Throughout Alaska, this wildfire season is on track to be historically unprecedented; already over 2 million acres have burned. The majority of these fires are ignited by lightning strikes and then fueled by drier conditions, reduced snow pack, and greater plant biomass. All of these factors are driven by climate change, which has caused the Arctic to warm 2x-3x times faster than the rest of the globe.
While fires in Alaska are often contained in boreal forests, tundra fires have made up a significant portion of the burned acreage this year. Notably, the East Fork Fire is the largest wildfire on record to burn in the Yukon-Kuskokwim Delta (YKD), located in the southwestern portion of the state. While YKD is dominated by wetland tundra, upland areas have experienced an uptick in wildfires over the past two centuries. Much of this region is also underlaid by permafrost (frozen soil), which stores twice as much carbon as in the atmosphere. As a result of climate change, permafrost is thawing. Thawing permafrost, which can be further exacerbated by wildfires, is accelerating climate change by releasing greenhouse gases, creating a self-enforcing positive feedback loop.
There is a limited but growing body of literature working to understand the biogeochemical implications of more frequent and severe tundra wildfires. Since 2018, a cohort of scientists, including myself, have been studying the resilience of tundra plant communities in the YKD to fire. To do this, we spent two field seasons-2018 and 2019--in the YKD, where we harvested aboveground plant and lichen biomass across a gradient of burn history: unburned, a 2015 burn, and a 1972 burn (see Figure 1)
Figure 1: Map of burn history and sampled areas in the YKD of Alaska. The bottom panel includes photos of plots sampled in unburned, Recent Burn (2015 burn), and Historic Burn (1972 burn) areas. Map created by Carl Churchill.

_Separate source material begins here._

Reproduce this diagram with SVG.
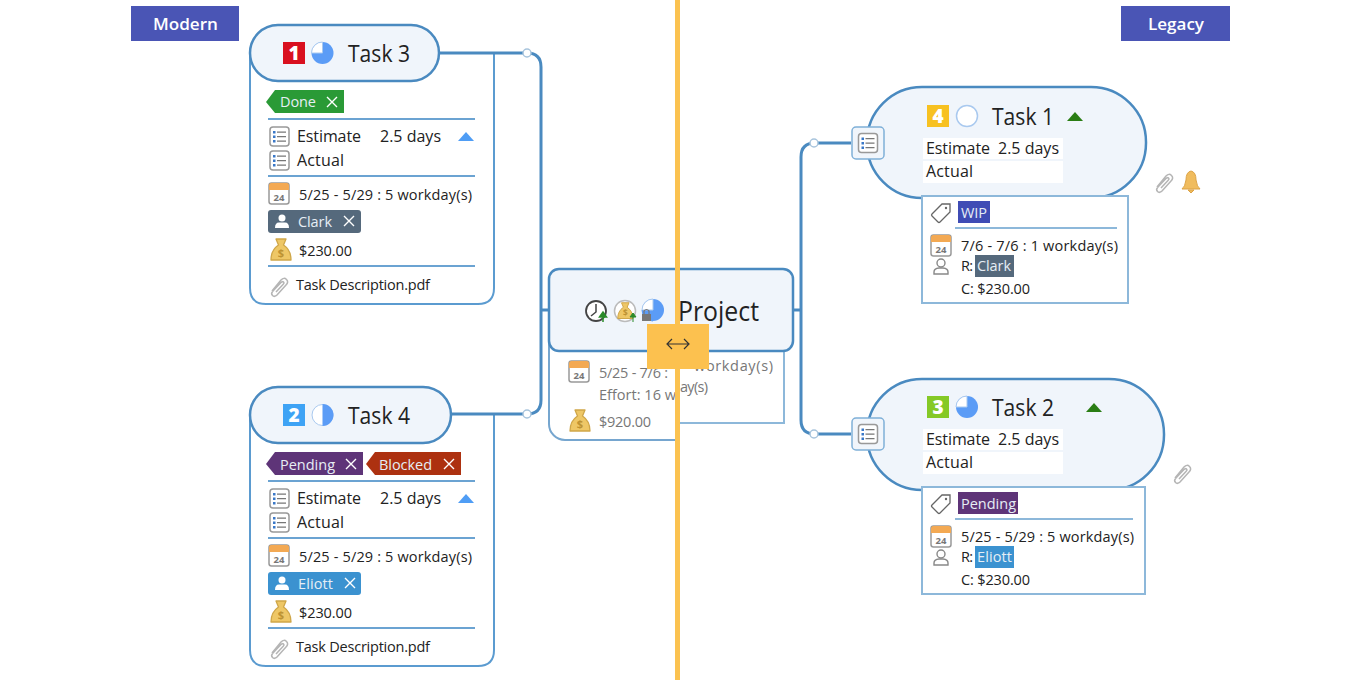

2015 was another historically unprecedented fire season for the YKD, where 179,399 acres burned, which is more than the total area that had burned in the past 74 years. We found that fire-driven shifts in plant community structure and nutrient distribution can persist for decades, potentially impacting wildlife, future fire risk, and Indigenous subsistence hunting. For example, in the 47 years after fire, we found that lichen biomass did not recover, a food source that caribou species rely on and could impact their migration patterns. Understanding these threats and how to prepare is important; however, we need to act now to reduce carbon emissions and avoid worsening conditions.